Beating barriers to multi-modal interaction
In many cases, an audio track is not enough in itself. Multi-modal interaction includes other channels alongside voice. Back to Mr Client. He gestures to a diagram on a piece of paper and asks what it means. A purely audio-based assistant does not have the visual background to understand the question. Sometimes, the advisor can solve this by stating the implicit context explicitly. Physical visualisations such as projections onto a sheet of paper can also supply the necessary context, and thus support language comprehension. It is also possible to interpret visual data, although it is no small technical feat.
A journey
By actually understanding what we say, voice assistants take us into uncharted waters. They go far beyond straightforward spoken commands and are developing towards an increasingly-free and natural language without specific linguistic triggers. The added value is clear but just how interaction will look and sound to convince clients, advisors and companies of its benefits remains to be seen.

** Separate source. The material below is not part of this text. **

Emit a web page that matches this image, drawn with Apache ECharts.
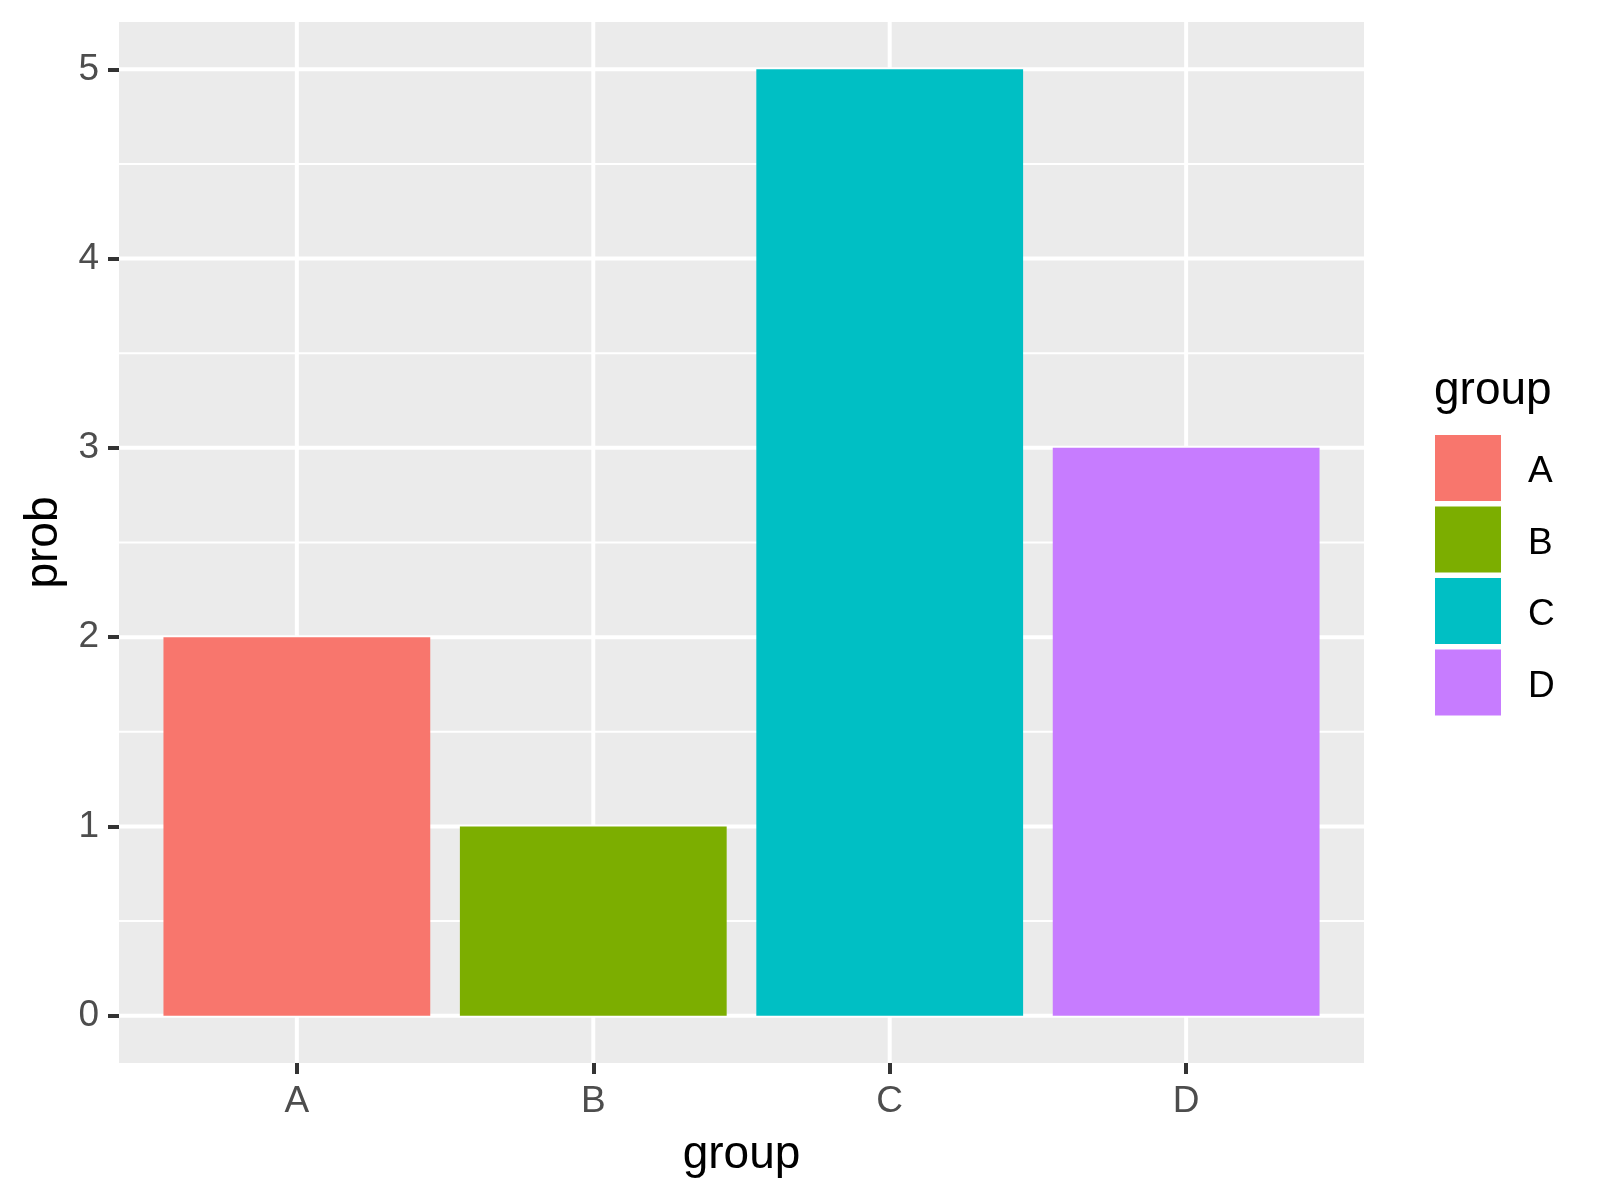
<!DOCTYPE html>
<html>
<head>
<meta charset="utf-8">
<script src="https://cdn.jsdelivr.net/npm/echarts@6/dist/echarts.min.js"></script>
<style>
html,body{margin:0;padding:0;background:#fff;}
#chart{width:1600px;height:1200px;}
</style>
</head>
<body>
<div id="chart"></div>
<script>
const categories = ['A', 'B', 'C', 'D'];
const categoryPositions = [1, 2, 3, 4];
const probValues = [2, 1, 5, 3];
const groupColors = ['#F8766D', '#7CAE00', '#00BFC4', '#C77CFF'];
const yTickValues = [0, 1, 2, 3, 4, 5];
const yMinorValues = [0.5, 1.5, 2.5, 3.5, 4.5];

const FONT = 'Liberation Sans, Arial, sans-serif';
const chart = echarts.init(document.getElementById('chart'), null, {renderer: 'canvas'});

function hLineRenderer(width) {
  return function (params, api) {
    const cs = params.coordSys;
    const p = api.coord([categoryPositions[0], api.value(0)]);
    return {
      type: 'line',
      shape: {x1: cs.x, y1: p[1], x2: cs.x + cs.width, y2: p[1]},
      style: {stroke: '#FFFFFF', lineWidth: width}
    };
  };
}
function vLineRenderer(width) {
  return function (params, api) {
    const cs = params.coordSys;
    const p = api.coord([api.value(0), yTickValues[0]]);
    return {
      type: 'line',
      shape: {x1: p[0], y1: cs.y, x2: p[0], y2: cs.y + cs.height},
      style: {stroke: '#FFFFFF', lineWidth: width}
    };
  };
}
function barRenderer(params, api) {
  const x = api.value(0), y = api.value(1);
  const p1 = api.coord([x - 0.45, y]);
  const p2 = api.coord([x + 0.45, 0]);
  return {
    type: 'rect',
    shape: {x: p1[0], y: p1[1], width: p2[0] - p1[0], height: p2[1] - p1[1]},
    style: {fill: api.visual('color')}
  };
}

const series = [
  {type: 'custom', name: '_minor', silent: true, z: 1, renderItem: hLineRenderer(2),
   data: yMinorValues.map(v => [v]), encode: {y: 0}},
  {type: 'custom', name: '_major', silent: true, z: 1, renderItem: hLineRenderer(4),
   data: yTickValues.map(v => [v]), encode: {y: 0}},
  {type: 'custom', name: '_vmajor', silent: true, z: 1, renderItem: vLineRenderer(4),
   data: categoryPositions.map(v => [v]), encode: {x: 0}}
];
categories.forEach((c, i) => {
  series.push({
    type: 'custom', name: c, z: 2,
    itemStyle: {color: groupColors[i]},
    renderItem: barRenderer,
    data: [[categoryPositions[i], probValues[i]]],
    encode: {x: 0, y: 1}
  });
});

chart.setOption({
  animation: false,
  backgroundColor: '#FFFFFF',
  textStyle: {fontFamily: FONT},
  grid: {left: 119, right: 236, top: 22, bottom: 137, show: true,
         backgroundColor: '#EBEBEB', borderWidth: 0},
  xAxis: {
    type: 'value', min: 0.4, max: 4.6, position: 'bottom',
    name: 'group', nameLocation: 'middle', nameGap: 69,
    nameTextStyle: {fontSize: 46, color: '#000000', fontFamily: FONT},
    axisLine: {show: false, onZero: false},
    axisTick: {show: true, length: 11, customValues: categoryPositions,
               lineStyle: {color: '#333333', width: 4}},
    axisLabel: {customValues: categoryPositions, fontSize: 37, color: '#4D4D4D', margin: 20,
                fontFamily: FONT,
                formatter: v => categories[categoryPositions.indexOf(v)] || ''},
    splitLine: {show: false}
  },
  yAxis: {
    type: 'value', min: -0.25, max: 5.25, position: 'left',
    name: 'prob', nameLocation: 'middle', nameGap: 52, nameRotate: 90,
    nameTextStyle: {fontSize: 46, color: '#000000', fontFamily: FONT},
    axisLine: {show: false, onZero: false},
    axisTick: {show: true, length: 11, customValues: yTickValues,
               lineStyle: {color: '#333333', width: 4}},
    axisLabel: {customValues: yTickValues, fontSize: 37, color: '#4D4D4D', margin: 20,
                fontFamily: FONT},
    splitLine: {show: false}
  },
  legend: {
    orient: 'vertical', left: 1435, top: 435, padding: 0,
    data: categories,
    icon: 'rect', itemWidth: 66, itemHeight: 66, itemGap: 5.5,
    formatter: '{lbl|{name}}',
    textStyle: {fontSize: 37, color: '#000000', fontFamily: FONT,
                rich: {lbl: {fontSize: 37, color: '#000000', fontFamily: FONT,
                             padding: [8, 0, 0, 22]}}},
    selectedMode: false
  },
  graphic: [{
    type: 'text', left: 1434, top: 368,
    style: {text: 'group', fontSize: 46, fill: '#000000', fontFamily: FONT}
  }],
  series: series
});
</script>
</body>
</html>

Potential barriers should be seen as an opportunity to improve the client experience. It can be made more interactive, for example, by linking physical elements with virtual content. This, in turn, delivers useful input for improving the quality of advisory sessions, while giving the client a voice experience that is even more user friendly and easy on the ear.
It is only a matter of time until the combination of language and artificial intelligence is so advanced that voice assistants are an intrinsic part of the business world. Our working lives are changing fast and the future will require us to work closely with our digital colleagues. One thing should not be forgotten, however: machines are there to help humans, not replace them.